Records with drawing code
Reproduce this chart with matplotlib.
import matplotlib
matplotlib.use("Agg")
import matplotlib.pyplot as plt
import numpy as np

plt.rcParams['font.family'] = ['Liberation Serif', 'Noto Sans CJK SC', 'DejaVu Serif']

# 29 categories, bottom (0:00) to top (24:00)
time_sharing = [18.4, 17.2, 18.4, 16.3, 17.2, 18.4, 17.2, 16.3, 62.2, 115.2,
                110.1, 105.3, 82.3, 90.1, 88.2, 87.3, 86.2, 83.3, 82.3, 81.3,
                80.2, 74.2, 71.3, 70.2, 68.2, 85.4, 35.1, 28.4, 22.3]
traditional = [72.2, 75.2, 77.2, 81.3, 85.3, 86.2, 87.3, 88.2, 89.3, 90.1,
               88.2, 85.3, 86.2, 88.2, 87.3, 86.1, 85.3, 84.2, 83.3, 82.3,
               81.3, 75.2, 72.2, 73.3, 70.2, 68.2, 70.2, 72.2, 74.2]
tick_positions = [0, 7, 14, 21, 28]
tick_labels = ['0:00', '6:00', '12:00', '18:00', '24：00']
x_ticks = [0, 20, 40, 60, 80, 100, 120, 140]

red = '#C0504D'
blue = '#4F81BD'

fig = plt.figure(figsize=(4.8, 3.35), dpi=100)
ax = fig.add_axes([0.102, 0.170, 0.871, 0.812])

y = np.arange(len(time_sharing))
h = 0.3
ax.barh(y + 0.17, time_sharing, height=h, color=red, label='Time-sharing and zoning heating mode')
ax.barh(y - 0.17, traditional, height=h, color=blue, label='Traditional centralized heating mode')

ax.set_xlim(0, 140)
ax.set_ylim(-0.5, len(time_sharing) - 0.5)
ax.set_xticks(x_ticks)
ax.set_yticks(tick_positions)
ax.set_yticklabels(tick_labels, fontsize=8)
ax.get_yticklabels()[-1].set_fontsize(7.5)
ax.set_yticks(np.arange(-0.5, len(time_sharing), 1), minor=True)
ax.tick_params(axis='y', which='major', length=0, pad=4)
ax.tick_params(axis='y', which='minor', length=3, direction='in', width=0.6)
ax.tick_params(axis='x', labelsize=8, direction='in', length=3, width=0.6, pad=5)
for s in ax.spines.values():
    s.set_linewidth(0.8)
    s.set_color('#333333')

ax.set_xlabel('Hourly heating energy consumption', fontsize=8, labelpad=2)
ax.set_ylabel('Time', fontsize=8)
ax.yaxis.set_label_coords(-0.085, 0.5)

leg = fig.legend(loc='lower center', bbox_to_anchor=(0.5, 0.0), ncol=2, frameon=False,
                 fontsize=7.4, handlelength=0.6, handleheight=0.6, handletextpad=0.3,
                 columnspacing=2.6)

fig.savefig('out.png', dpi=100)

...

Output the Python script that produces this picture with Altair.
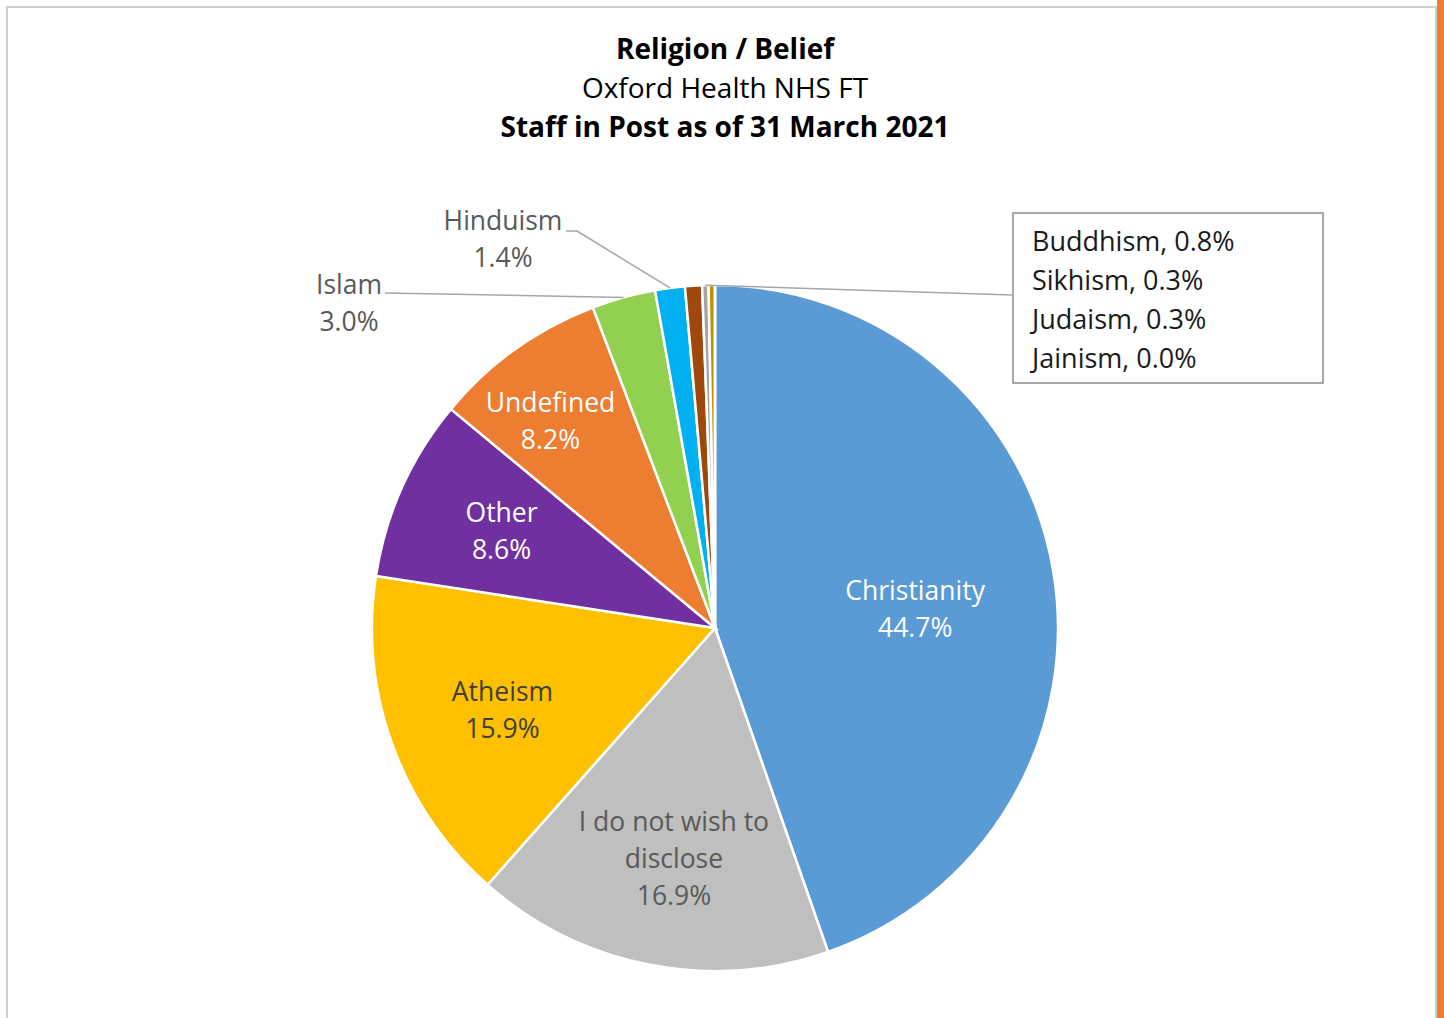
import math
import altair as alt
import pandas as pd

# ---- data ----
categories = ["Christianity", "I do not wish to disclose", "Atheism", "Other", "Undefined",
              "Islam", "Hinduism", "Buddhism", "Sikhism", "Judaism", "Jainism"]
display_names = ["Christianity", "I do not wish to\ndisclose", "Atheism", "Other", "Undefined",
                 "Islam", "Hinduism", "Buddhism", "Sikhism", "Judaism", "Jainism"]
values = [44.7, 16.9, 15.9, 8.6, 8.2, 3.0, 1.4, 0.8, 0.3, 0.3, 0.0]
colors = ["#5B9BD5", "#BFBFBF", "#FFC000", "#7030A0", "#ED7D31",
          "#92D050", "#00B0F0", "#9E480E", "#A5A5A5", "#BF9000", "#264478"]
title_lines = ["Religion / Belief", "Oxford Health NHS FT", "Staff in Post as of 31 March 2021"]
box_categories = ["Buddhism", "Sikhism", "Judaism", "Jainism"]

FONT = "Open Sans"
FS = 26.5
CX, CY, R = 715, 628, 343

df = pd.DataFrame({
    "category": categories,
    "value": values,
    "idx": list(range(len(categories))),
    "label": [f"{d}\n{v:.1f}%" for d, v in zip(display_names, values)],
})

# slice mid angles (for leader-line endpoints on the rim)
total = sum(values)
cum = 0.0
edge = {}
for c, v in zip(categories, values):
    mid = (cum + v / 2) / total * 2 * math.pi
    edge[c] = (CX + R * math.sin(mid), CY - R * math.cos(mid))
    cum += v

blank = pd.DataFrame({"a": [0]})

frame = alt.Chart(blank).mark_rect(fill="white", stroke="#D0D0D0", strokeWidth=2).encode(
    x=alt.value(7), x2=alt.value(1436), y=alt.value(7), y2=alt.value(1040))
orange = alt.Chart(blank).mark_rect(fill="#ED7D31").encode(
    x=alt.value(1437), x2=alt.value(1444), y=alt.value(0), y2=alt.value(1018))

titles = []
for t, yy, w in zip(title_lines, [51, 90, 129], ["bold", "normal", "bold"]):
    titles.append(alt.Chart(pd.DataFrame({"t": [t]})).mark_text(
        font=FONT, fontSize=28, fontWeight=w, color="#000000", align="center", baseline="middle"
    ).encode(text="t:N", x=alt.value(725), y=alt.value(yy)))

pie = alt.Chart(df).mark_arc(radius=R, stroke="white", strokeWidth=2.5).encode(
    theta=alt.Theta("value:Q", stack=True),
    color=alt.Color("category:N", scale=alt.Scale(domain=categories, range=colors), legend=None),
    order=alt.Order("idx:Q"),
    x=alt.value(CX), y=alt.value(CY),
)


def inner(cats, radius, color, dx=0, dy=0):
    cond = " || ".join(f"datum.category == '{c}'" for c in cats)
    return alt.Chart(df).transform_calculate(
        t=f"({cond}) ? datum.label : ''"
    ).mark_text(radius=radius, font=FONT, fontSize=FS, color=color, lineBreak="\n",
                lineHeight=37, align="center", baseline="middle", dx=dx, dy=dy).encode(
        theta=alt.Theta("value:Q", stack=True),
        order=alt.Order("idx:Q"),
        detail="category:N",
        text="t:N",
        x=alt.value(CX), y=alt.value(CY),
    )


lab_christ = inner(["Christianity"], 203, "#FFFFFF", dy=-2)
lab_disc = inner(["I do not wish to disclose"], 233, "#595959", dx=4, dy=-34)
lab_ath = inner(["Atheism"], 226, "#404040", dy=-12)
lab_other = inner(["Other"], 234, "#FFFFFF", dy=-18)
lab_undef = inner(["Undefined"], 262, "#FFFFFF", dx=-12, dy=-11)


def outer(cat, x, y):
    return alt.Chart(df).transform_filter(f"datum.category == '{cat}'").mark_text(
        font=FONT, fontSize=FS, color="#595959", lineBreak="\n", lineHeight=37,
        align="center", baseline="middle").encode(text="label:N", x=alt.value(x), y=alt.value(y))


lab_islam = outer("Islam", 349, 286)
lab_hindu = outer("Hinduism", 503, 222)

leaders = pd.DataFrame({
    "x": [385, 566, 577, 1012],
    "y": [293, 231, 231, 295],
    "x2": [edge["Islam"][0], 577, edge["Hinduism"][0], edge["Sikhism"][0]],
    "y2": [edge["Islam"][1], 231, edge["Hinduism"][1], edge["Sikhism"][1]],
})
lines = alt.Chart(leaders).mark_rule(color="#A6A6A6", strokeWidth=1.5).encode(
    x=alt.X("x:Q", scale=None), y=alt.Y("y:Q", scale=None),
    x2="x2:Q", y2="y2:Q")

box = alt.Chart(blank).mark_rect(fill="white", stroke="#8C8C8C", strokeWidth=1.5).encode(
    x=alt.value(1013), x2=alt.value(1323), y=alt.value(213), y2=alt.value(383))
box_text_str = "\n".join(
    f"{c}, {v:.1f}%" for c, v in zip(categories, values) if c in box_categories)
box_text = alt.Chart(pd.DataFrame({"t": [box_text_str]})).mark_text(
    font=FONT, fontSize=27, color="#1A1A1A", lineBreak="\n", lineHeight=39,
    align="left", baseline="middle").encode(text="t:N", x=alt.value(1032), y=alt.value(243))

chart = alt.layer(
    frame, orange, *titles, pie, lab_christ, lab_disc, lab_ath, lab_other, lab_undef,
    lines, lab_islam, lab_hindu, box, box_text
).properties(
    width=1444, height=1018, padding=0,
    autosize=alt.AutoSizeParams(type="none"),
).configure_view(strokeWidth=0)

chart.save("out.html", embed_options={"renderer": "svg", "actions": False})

--

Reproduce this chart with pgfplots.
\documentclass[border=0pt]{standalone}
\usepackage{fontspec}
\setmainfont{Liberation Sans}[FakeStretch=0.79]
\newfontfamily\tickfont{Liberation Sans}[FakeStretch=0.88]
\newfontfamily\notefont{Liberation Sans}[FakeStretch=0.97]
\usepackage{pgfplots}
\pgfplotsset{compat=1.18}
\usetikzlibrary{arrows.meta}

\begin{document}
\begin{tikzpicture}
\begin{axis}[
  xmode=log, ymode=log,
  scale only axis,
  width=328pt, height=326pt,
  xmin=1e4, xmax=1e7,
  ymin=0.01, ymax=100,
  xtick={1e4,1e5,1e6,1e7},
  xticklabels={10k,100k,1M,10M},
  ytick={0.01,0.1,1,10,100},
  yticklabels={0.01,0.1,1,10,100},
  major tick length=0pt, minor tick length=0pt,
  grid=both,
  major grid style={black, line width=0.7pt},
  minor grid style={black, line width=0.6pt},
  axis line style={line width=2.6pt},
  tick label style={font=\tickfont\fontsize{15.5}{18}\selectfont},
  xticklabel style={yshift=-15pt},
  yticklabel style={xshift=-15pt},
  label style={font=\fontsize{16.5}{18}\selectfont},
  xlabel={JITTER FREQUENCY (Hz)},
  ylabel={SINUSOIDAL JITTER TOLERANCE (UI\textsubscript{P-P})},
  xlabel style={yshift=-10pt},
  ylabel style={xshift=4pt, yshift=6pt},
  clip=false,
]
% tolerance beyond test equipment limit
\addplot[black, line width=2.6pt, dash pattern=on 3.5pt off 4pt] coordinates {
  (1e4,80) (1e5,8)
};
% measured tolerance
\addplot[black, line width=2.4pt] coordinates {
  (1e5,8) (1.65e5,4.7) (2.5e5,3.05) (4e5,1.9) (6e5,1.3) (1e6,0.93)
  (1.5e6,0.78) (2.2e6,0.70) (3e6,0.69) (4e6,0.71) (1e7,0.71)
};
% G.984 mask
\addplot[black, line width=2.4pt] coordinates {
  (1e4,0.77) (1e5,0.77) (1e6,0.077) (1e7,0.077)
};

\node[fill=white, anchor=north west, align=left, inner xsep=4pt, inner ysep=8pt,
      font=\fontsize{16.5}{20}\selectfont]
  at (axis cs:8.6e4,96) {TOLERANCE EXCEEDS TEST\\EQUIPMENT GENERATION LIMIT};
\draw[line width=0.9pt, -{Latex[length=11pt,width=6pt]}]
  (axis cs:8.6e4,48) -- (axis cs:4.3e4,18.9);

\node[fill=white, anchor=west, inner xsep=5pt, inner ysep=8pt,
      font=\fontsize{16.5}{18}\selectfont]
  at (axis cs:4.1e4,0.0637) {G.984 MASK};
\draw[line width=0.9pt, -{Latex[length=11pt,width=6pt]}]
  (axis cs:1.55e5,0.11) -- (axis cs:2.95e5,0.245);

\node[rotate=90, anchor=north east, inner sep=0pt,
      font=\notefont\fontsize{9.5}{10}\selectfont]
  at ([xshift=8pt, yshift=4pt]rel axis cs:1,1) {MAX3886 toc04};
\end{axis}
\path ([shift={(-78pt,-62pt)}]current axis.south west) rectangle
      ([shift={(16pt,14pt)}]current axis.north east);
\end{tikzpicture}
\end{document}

→ Aim:
Going down the listing above, begin printing at the line with "Reproduce this chart with matplotlib." and finish with the line with "plt.rcParams['font.family'] = ['Liberation", exactly as they appear.

→ Response to this exercise:
Reproduce this chart with matplotlib.
import matplotlib
matplotlib.use("Agg")
import matplotlib.pyplot as plt
import numpy as np

plt.rcParams['font.family'] = ['Liberation Serif', 'Noto Sans CJK SC', 'DejaVu Serif']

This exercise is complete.